Best practices for avoiding mistakes

  1. Clearly label all prices as net or gross on quotes, proposals, invoices, and websites.
  2. Store VAT rates in your accounting or billing system with clear product mappings.
  3. Use reverse-calculation formulas when starting from a gross amount.
  4. Check rounding rules and invoice presentation requirements in your jurisdiction.
  5. Review discounts, credit notes, and special schemes separately.
  6. Reconcile VAT outputs and inputs regularly against sales and purchase records.

Frequently asked questions

Is VAT calculated before or after discounts?

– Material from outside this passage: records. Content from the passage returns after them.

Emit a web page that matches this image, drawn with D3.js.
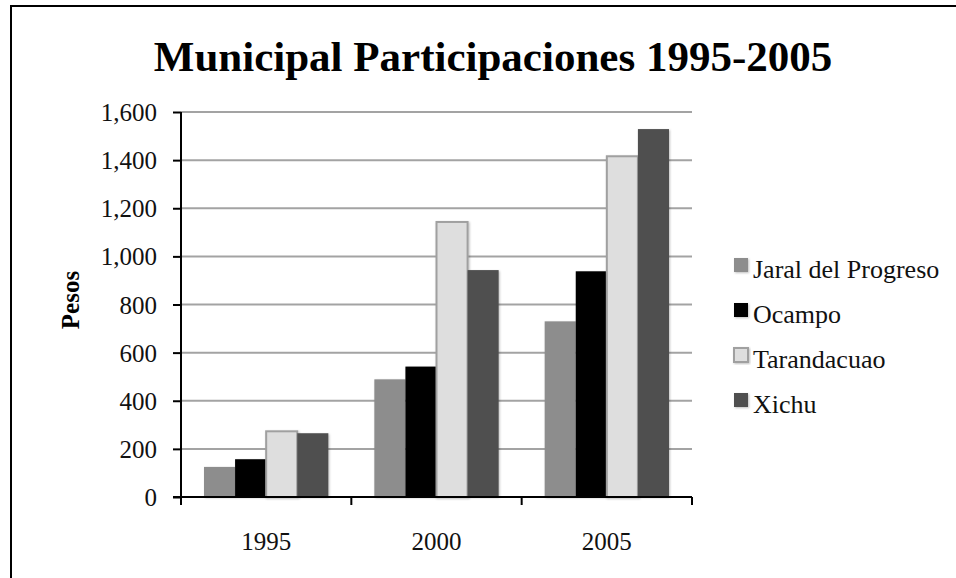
<!DOCTYPE html>
<html>
<head>
<meta charset="utf-8">
<script src="https://cdn.jsdelivr.net/npm/d3@7"></script>
<style>
  html, body { margin: 0; padding: 0; background: #fff; }
  svg { display: block; font-family: "Liberation Serif", "Times New Roman", serif; }
</style>
</head>
<body>
<svg id="chart" width="956" height="578"></svg>
<script>
const years = ['1995', '2000', '2005'];
const series = ['Jaral del Progreso', 'Ocampo', 'Tarandacuao', 'Xichu'];
const jaral = [125, 489, 730];
const ocampo = [157, 542, 938];
const tarandacuao = [273, 1143, 1416];
const xichu = [265, 943, 1529];
const yTicks = [0, 200, 400, 600, 800, 1000, 1200, 1400, 1600];
const colors = ['#8d8d8d', '#000000', '#dedede', '#4f4f4f'];

const values = [jaral, ocampo, tarandacuao, xichu];

const svg = d3.select('#chart');

// outer frame (only top and left edges show in the source)
svg.append('path')
  .attr('d', 'M 11,578 L 11,6 L 956,6')
  .attr('fill', 'none')
  .attr('stroke', '#000')
  .attr('stroke-width', 2);

// soft shadow for the bars
const defs = svg.append('defs');
const f = defs.append('filter').attr('id', 'shadow')
  .attr('x', '-20%').attr('y', '-20%').attr('width', '140%').attr('height', '140%');
f.append('feDropShadow')
  .attr('dx', 1).attr('dy', 1).attr('stdDeviation', 1.2)
  .attr('flood-color', '#000').attr('flood-opacity', 0.25);

const plotLeft = 181, plotRight = 692, plotTop = 112, plotBottom = 497;

const x0 = d3.scaleBand().domain(years).range([plotLeft, plotRight]).paddingInner(0).paddingOuter(0);
const x1 = d3.scaleBand().domain(series).range([0, x0.bandwidth()]).paddingInner(0).paddingOuter(0.74);
const y = d3.scaleLinear().domain([0, 1600]).range([plotBottom, plotTop]);

// gridlines
svg.append('g')
  .selectAll('line')
  .data(yTicks.filter(d => d > 0))
  .join('line')
  .attr('x1', plotLeft).attr('x2', plotRight)
  .attr('y1', d => y(d)).attr('y2', d => y(d))
  .attr('stroke', '#a3a3a3')
  .attr('stroke-width', 2);

// bars
const groups = svg.append('g')
  .selectAll('g')
  .data(years)
  .join('g')
  .attr('transform', d => `translate(${x0(d)},0)`);

groups.selectAll('rect')
  .data((yr, i) => series.map((s, j) => ({ s, j, v: values[j][i] })))
  .join('rect')
  .attr('x', d => x1(d.s))
  .attr('y', d => y(d.v))
  .attr('width', x1.bandwidth())
  .attr('height', d => y(0) - y(d.v))
  .attr('fill', d => colors[d.j])
  .attr('stroke', d => d.j === 2 ? '#a0a0a0' : 'none')
  .attr('stroke-width', 2)
  .attr('filter', 'url(#shadow)');

// y axis
const yAxis = svg.append('g')
  .attr('transform', `translate(${plotLeft},0)`)
  .call(d3.axisLeft(y).tickValues(yTicks).tickFormat(d3.format(',')).tickSize(8).tickPadding(16));
yAxis.select('.domain').attr('stroke', '#000').attr('stroke-width', 2)
  .attr('d', `M0,${plotTop}V${plotBottom}`);
yAxis.selectAll('.tick line').attr('stroke', '#000').attr('stroke-width', 2);
yAxis.selectAll('.tick text')
  .attr('font-size', 25)
  .attr('font-family', '"Liberation Serif", "Times New Roman", serif')
  .attr('fill', '#111')
  .attr('dy', '0.34em');

// x axis
const xAxis = svg.append('g')
  .attr('transform', `translate(0,${plotBottom})`)
  .call(d3.axisBottom(x0).tickSize(0).tickPadding(35));
xAxis.select('.domain').attr('stroke', '#000').attr('stroke-width', 2)
  .attr('d', `M${plotLeft - 8},0H${plotRight}`);
xAxis.selectAll('.tick text')
  .attr('font-size', 25)
  .attr('font-family', '"Liberation Serif", "Times New Roman", serif')
  .attr('fill', '#111');

// boundary ticks between categories
const bounds = years.map(d => x0(d)).concat([x0(years[years.length - 1]) + x0.bandwidth()]);
xAxis.append('g')
  .selectAll('line')
  .data(bounds)
  .join('line')
  .attr('x1', d => d).attr('x2', d => d)
  .attr('y1', 0).attr('y2', 8)
  .attr('stroke', '#000')
  .attr('stroke-width', 2);

// title
svg.append('text')
  .attr('x', 493)
  .attr('y', 71)
  .attr('text-anchor', 'middle')
  .attr('font-size', 43)
  .attr('font-weight', 'bold')
  .attr('fill', '#000')
  .text('Municipal Participaciones 1995-2005');

// y label
svg.append('text')
  .attr('transform', 'translate(79,300) rotate(-90)')
  .attr('text-anchor', 'middle')
  .attr('font-size', 25)
  .attr('font-weight', 'bold')
  .attr('fill', '#000')
  .text('Pesos');

// legend
const legend = svg.append('g')
  .attr('transform', 'translate(734,0)')
  .selectAll('g')
  .data(series)
  .join('g')
  .attr('transform', (d, i) => `translate(0,${278 + i * 45})`);

legend.append('rect')
  .attr('x', 0).attr('y', -20)
  .attr('width', 14).attr('height', 14)
  .attr('fill', (d, i) => colors[i])
  .attr('stroke', (d, i) => i === 2 ? '#a0a0a0' : 'none')
  .attr('stroke-width', 2)
  .attr('filter', 'url(#shadow)');

legend.append('text')
  .attr('x', 19)
  .attr('y', 0)
  .attr('font-size', 26)
  .attr('fill', '#111')
  .text(d => d);
</script>
</body>
</html>
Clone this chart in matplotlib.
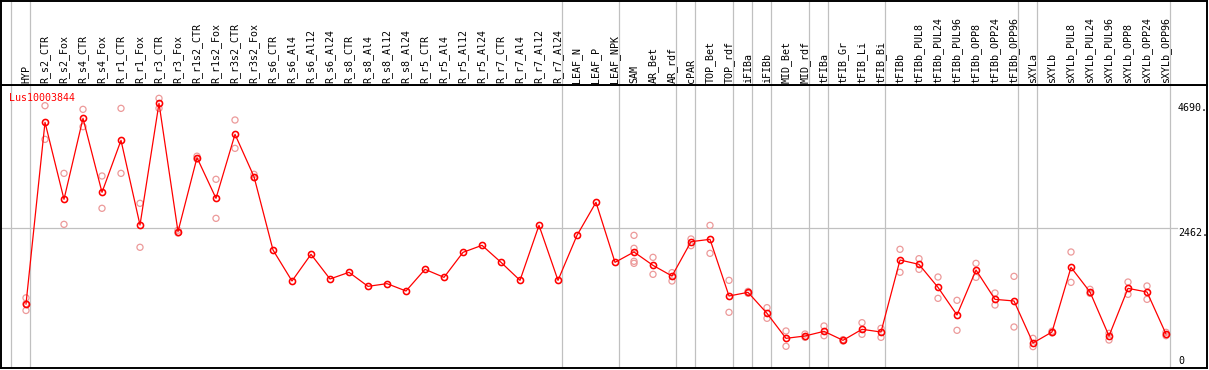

Usually VAT is calculated on the discounted net amount if the discount reduces the taxable price before VAT is applied. Specific treatment can depend on the type of discount and timing, so official guidance should be checked for unusual scenarios.

If a price says “including VAT,” is that gross?

Yes. “Including VAT” means the stated price is gross. The VAT is already built into the total.

Can I find VAT by taking 20% of the gross?

No, not if the gross figure already includes VAT at 20%. To extract VAT from a 20% gross figure, first divide by 1.20 to get the net, then subtract. The VAT portion of a gross figure at 20% is 16.67% of gross, not 20%.

What if the VAT rate is zero?

If the item is zero-rated, the gross and net amounts are the same, but the sale may still be relevant for VAT accounting depending on local rules.

Does every country use the same VAT logic?

The broad principle is similar across VAT systems, but rates, exemptions, thresholds, invoice rules, and terminology vary by country. Some jurisdictions use sales tax rather than VAT, which changes how tax is applied and presented.

Final answer: is VAT calculated on gross or net?

The most accurate practical answer is: VAT is generally calculated on the net amount. The gross amount is what you get after adding VAT to the net price. If you are given a gross amount and need the VAT portion, you are not calculating VAT on gross in the original sense. You are reverse-engineering the net and tax components from a total that already includes VAT.

That distinction is the key to avoiding mistakes. Use the net amount to add VAT forward. Use the gross amount only when you need to extract VAT backward. If you keep those two directions separate, VAT calculations become straightforward, consistent, and much easier to audit.